--- Stored data ---
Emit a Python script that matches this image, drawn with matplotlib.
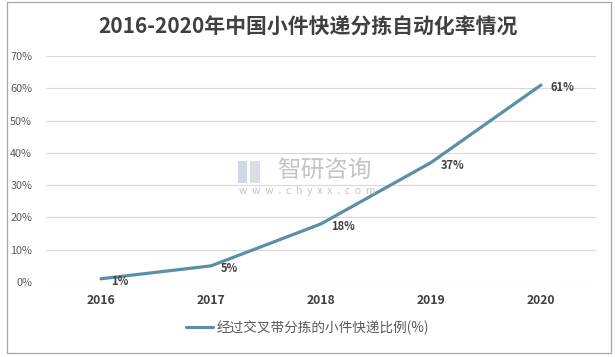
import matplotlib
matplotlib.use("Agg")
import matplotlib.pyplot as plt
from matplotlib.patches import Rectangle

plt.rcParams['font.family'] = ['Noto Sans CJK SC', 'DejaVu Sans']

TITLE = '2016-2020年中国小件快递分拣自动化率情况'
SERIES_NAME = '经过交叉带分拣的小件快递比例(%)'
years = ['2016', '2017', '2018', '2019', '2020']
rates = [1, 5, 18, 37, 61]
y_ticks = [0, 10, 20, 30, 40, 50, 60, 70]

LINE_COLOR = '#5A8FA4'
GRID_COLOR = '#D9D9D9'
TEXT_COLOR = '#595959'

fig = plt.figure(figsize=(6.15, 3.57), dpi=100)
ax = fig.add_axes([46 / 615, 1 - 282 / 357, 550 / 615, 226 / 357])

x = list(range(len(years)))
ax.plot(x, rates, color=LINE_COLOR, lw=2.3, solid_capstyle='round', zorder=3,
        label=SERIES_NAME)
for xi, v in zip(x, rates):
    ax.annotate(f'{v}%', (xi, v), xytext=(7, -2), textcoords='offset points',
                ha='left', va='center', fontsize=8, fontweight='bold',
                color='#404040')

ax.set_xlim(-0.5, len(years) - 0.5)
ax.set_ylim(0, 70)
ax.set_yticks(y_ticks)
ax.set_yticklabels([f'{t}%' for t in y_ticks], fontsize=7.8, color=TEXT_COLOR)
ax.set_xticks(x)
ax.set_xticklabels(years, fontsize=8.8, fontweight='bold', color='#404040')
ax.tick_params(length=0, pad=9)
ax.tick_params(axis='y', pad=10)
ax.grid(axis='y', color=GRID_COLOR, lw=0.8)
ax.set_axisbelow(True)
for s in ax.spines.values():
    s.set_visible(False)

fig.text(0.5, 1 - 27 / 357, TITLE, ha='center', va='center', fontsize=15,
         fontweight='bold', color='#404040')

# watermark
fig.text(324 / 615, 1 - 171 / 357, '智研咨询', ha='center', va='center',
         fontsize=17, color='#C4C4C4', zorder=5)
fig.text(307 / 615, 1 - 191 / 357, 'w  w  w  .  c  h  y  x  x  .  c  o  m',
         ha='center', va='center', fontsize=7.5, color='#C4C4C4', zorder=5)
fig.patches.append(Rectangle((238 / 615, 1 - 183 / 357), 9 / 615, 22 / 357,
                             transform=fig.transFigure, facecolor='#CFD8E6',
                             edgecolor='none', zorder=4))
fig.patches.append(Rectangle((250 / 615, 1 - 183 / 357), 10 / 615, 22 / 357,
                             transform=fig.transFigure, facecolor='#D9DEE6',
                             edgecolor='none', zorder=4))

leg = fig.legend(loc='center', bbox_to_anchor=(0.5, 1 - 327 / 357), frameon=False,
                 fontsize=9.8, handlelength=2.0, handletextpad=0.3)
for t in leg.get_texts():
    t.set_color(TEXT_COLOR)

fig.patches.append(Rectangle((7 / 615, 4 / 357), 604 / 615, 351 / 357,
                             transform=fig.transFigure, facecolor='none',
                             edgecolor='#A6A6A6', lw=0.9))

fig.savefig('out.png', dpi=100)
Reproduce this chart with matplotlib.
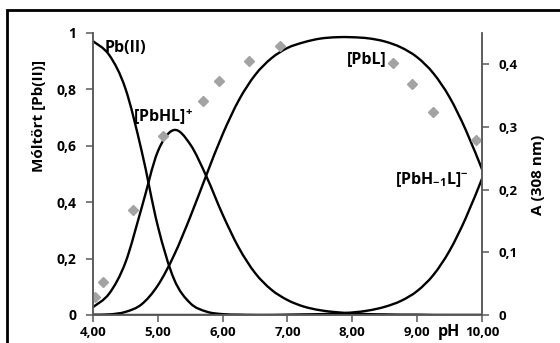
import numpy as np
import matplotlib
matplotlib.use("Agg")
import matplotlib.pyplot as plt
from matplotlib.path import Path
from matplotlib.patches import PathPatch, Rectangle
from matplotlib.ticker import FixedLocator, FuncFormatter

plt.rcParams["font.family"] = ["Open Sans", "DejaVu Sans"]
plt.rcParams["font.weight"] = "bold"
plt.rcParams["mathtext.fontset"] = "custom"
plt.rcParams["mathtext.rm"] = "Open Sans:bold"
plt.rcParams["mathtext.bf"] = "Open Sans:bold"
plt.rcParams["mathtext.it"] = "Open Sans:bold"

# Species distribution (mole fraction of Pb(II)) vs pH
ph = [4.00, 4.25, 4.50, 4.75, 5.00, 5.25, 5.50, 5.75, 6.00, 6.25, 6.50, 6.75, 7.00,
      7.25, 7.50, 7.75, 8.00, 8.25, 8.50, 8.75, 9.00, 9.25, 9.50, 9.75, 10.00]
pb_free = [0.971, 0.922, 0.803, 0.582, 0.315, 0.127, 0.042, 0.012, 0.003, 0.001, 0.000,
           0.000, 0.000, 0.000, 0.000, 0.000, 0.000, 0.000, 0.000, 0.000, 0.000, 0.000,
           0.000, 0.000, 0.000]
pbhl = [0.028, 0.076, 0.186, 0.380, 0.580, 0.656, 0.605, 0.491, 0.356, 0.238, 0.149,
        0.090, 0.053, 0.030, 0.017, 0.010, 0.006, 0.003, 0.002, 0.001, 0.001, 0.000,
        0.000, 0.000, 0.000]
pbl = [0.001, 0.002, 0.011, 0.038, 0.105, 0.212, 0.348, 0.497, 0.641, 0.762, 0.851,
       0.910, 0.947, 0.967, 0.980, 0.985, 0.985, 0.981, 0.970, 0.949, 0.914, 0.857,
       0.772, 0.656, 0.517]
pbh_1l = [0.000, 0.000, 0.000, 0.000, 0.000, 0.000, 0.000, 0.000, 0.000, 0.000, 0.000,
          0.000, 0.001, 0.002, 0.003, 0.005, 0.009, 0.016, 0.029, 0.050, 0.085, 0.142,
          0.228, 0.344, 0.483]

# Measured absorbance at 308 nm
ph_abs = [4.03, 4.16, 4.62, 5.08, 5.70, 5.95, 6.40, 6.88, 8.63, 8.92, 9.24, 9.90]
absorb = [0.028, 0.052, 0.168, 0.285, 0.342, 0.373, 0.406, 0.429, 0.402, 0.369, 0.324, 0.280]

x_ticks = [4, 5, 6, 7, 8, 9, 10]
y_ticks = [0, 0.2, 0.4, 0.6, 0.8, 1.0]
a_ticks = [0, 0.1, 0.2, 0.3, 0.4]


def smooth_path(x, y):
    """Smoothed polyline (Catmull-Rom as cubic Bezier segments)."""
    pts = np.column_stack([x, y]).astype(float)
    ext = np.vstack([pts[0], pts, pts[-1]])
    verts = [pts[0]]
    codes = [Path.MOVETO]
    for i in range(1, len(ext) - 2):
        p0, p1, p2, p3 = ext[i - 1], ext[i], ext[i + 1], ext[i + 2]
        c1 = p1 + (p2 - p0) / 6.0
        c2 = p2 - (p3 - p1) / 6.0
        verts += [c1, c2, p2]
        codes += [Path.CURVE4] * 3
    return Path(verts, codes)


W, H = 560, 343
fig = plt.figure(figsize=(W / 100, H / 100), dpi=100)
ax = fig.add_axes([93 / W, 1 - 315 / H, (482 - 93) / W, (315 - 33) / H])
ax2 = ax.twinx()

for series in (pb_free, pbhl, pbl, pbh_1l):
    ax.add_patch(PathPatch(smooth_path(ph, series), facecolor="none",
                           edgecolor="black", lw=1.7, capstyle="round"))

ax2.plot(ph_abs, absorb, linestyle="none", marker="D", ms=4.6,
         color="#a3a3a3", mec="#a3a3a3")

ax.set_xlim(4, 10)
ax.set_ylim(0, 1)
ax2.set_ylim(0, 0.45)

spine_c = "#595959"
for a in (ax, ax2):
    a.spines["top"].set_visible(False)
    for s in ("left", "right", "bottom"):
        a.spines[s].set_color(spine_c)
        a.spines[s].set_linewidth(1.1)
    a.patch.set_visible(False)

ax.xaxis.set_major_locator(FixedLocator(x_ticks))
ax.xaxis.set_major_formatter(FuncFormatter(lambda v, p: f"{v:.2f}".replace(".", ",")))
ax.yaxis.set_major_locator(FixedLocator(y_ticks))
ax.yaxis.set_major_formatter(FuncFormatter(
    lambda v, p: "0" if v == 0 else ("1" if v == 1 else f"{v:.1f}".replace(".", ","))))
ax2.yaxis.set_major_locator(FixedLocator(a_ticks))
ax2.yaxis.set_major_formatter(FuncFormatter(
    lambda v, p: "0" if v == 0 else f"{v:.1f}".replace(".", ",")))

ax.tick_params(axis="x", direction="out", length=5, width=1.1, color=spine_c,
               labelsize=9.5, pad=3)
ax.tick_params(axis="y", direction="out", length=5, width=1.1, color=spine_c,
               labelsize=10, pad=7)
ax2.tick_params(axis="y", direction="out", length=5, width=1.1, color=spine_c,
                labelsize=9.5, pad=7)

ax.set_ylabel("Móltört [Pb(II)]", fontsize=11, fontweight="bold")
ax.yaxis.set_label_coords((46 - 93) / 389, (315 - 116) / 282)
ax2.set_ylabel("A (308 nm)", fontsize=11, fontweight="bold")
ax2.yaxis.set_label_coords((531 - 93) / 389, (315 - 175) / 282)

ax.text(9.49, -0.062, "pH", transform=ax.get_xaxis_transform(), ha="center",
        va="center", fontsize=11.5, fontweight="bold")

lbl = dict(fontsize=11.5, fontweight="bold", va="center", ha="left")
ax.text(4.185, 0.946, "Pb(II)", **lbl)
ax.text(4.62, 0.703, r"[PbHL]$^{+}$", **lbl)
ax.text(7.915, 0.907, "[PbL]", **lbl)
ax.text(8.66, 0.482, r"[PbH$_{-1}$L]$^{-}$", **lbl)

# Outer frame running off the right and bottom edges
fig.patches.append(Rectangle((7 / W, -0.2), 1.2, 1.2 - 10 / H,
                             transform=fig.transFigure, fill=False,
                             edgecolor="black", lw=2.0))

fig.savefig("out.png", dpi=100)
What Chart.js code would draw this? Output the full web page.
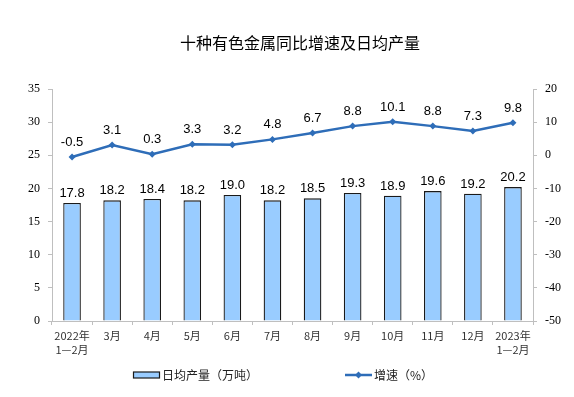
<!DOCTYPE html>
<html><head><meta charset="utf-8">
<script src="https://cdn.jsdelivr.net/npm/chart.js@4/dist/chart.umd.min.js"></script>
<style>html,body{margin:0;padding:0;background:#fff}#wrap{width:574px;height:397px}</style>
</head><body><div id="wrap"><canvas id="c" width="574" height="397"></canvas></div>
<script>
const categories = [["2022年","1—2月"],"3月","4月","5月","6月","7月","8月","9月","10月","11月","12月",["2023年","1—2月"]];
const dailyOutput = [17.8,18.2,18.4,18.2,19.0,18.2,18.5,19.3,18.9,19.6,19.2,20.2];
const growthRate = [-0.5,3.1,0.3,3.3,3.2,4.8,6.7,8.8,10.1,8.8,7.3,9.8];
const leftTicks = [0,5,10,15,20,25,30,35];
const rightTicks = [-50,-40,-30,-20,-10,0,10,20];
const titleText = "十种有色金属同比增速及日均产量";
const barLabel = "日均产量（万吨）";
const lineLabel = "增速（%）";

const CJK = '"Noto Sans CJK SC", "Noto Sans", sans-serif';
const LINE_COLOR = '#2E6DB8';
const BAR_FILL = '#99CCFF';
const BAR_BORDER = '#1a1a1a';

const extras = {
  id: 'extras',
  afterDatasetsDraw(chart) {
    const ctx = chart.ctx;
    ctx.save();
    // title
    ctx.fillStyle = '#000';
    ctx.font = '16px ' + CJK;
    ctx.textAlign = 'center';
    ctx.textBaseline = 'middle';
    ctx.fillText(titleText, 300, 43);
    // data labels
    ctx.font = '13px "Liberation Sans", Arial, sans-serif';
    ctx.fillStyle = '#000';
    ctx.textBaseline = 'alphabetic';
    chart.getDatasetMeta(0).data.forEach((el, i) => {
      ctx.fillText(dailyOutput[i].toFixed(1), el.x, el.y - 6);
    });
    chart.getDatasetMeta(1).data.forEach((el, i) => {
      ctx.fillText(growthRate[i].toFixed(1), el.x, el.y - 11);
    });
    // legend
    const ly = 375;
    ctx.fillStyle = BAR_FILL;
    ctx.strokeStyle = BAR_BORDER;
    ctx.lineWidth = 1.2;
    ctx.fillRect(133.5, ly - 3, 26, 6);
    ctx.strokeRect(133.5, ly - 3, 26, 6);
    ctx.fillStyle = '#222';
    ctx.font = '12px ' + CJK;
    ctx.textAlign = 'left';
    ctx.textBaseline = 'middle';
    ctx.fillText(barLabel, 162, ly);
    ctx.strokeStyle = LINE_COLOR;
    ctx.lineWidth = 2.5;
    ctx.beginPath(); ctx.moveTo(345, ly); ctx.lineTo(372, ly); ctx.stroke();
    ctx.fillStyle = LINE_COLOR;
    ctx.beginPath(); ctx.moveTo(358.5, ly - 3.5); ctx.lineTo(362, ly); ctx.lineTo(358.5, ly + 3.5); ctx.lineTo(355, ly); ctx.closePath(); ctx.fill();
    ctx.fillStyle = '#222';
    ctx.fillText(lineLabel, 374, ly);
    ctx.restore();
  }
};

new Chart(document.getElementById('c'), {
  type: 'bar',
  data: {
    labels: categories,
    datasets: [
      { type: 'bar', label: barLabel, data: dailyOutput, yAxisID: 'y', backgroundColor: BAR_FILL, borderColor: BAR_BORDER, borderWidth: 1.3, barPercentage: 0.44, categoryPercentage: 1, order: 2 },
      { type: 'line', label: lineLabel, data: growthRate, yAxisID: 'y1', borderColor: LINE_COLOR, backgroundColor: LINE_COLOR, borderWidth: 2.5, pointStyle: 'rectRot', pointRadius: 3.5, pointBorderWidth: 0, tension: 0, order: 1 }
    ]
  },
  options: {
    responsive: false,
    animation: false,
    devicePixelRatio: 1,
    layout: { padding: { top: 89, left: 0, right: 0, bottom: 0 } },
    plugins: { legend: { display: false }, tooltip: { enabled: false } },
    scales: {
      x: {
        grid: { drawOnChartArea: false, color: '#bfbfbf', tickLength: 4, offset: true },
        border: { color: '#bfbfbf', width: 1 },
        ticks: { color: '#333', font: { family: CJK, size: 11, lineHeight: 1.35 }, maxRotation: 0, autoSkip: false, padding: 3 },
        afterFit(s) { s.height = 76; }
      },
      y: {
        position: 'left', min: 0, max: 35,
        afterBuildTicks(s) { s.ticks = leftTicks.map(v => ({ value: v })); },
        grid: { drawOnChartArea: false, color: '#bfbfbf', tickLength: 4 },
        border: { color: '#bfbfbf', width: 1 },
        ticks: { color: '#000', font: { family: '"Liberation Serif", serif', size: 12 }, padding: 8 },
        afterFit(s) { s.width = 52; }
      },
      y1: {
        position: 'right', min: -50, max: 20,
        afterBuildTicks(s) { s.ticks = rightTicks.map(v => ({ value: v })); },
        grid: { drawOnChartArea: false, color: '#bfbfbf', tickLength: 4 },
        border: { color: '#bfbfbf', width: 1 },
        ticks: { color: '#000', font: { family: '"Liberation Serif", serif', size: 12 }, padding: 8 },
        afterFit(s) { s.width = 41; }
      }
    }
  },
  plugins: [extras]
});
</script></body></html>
---
_Problem_: Go through the entries and return each line where the word "with" appears.

_The result_:
Emit a Python script that matches this image, drawn with matplotlib.
Reproduce this chart with matplotlib.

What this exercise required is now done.